И кофе спасает своим шипением, убегает, отвлекает, занимает руки, а Дашка, наблюдая за мной, тихо спрашивает:
— А товар?
— Лекарства, — пустую турку я ставлю в раковину, мою и полотенце с ее плеча, чтобы вытереть руки, стягиваю. — Не все можно достать в Судане и не все можно привезти легально. Либо можно, но долго.
А Ли — обязанный мне жизнью и имеющий связи, о которых вслух говорить не принято, кажется, по всей Африке — умеет быстро.
Пусть и дорого.
— Поэтому через границу нелегально? — выводы Дарья Владимировна делает правильные, смотрит пристально.
А я отношу пельмени, от аромата которых сводит желудок, на стол.
Вспоминаю, что не ел с утра, и серьезный разговор, наконец, заканчиваю.
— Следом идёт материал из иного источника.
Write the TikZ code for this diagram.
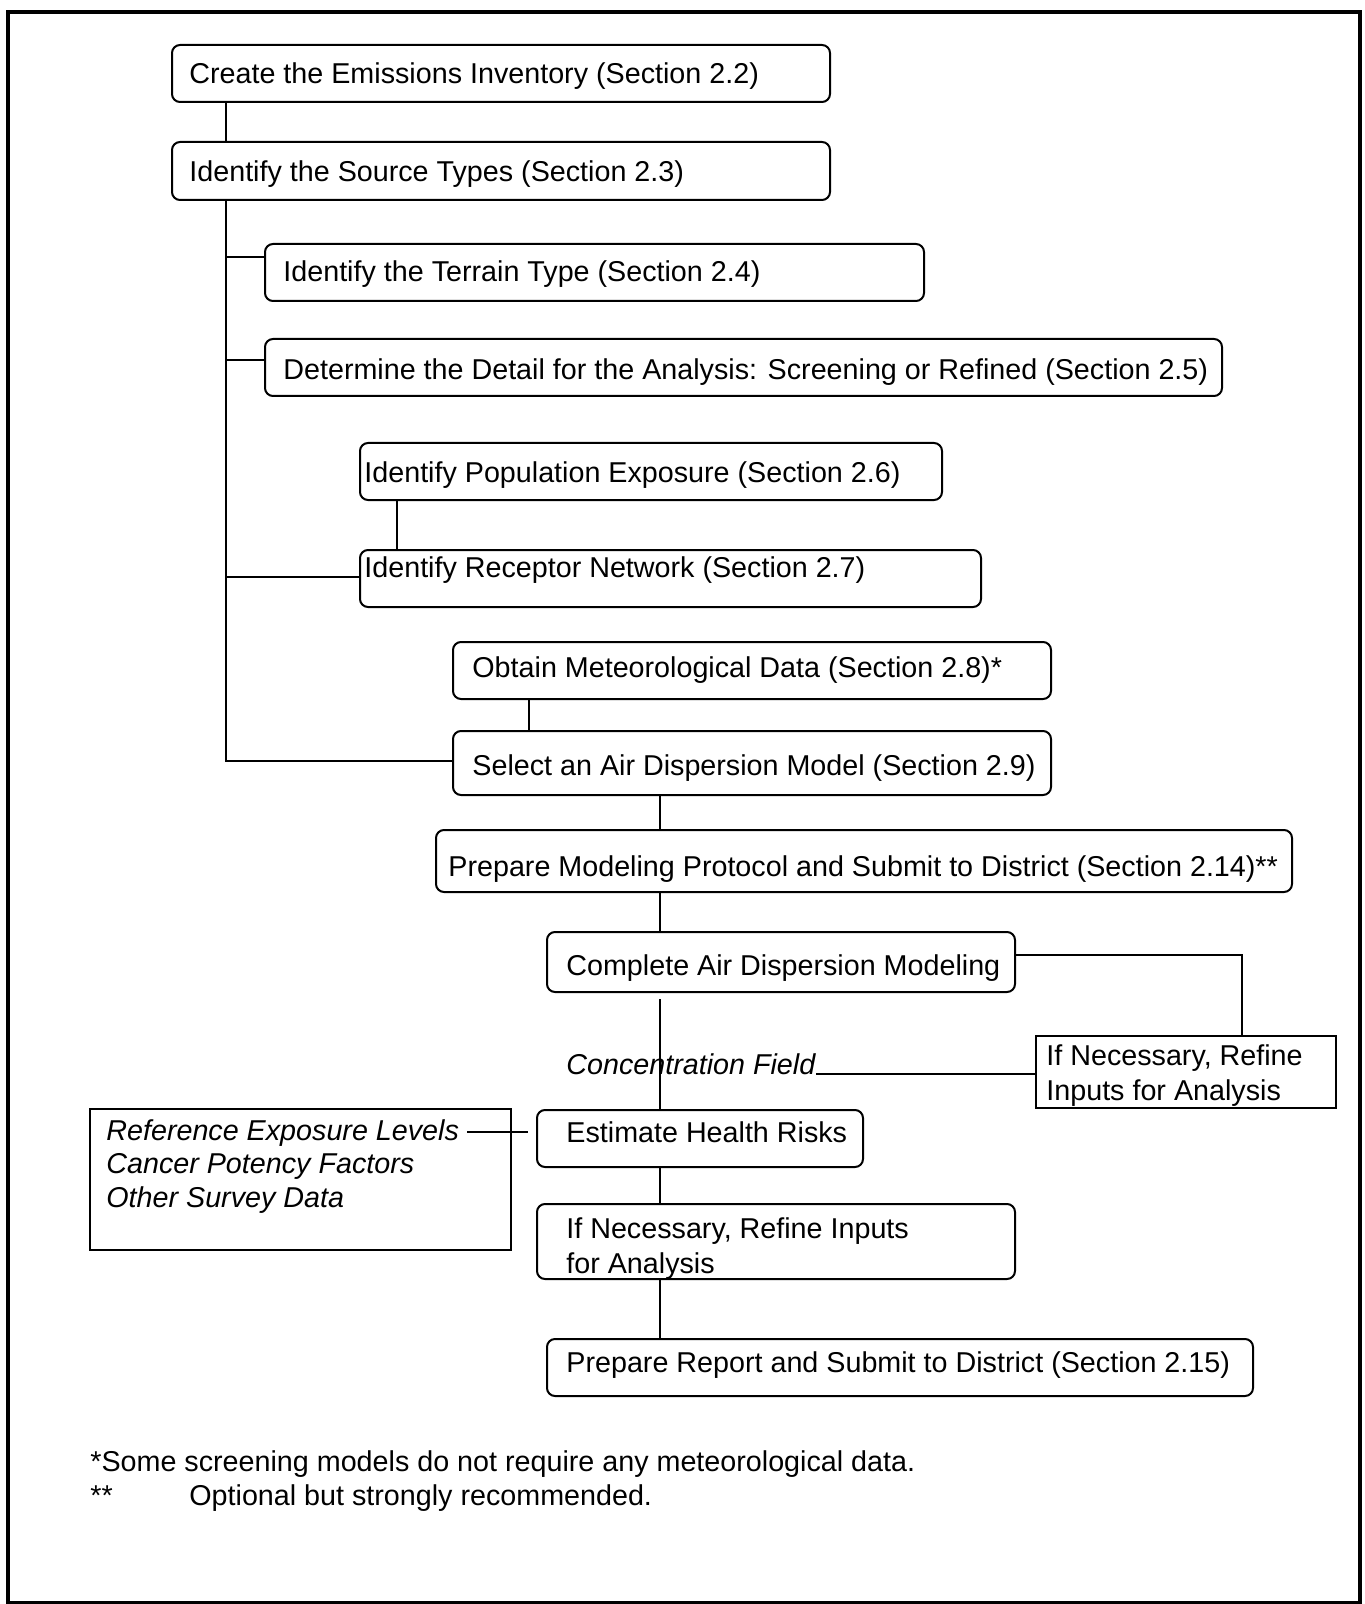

Переключаюсь на самую божественную еду в моей жизни, и добавку, провожая последний отобранный пельмень, нагло прошу.
Отодвигаю Дарью Владимировну от плиты, которая тормозит и пищу богов готовить слишком медленно, и шумовку у неё я отбираю.
Слушаю, как они с сусликами провели день.
— Фотографии смотреть будете? — она предлагает живо.
Достает, не дожидаясь ответа, телефон.
Показывает, дополняет снимки рассказами, жестикулирует и сусликов передразнивает. Хохочет задорно, и не рассмеяться ей в ответ невозможно. Невозможно перестать искоса наблюдать за ней, ловить взглядом жесты, любоваться ею.
И отрицать, что она мне нравится, больше невозможно.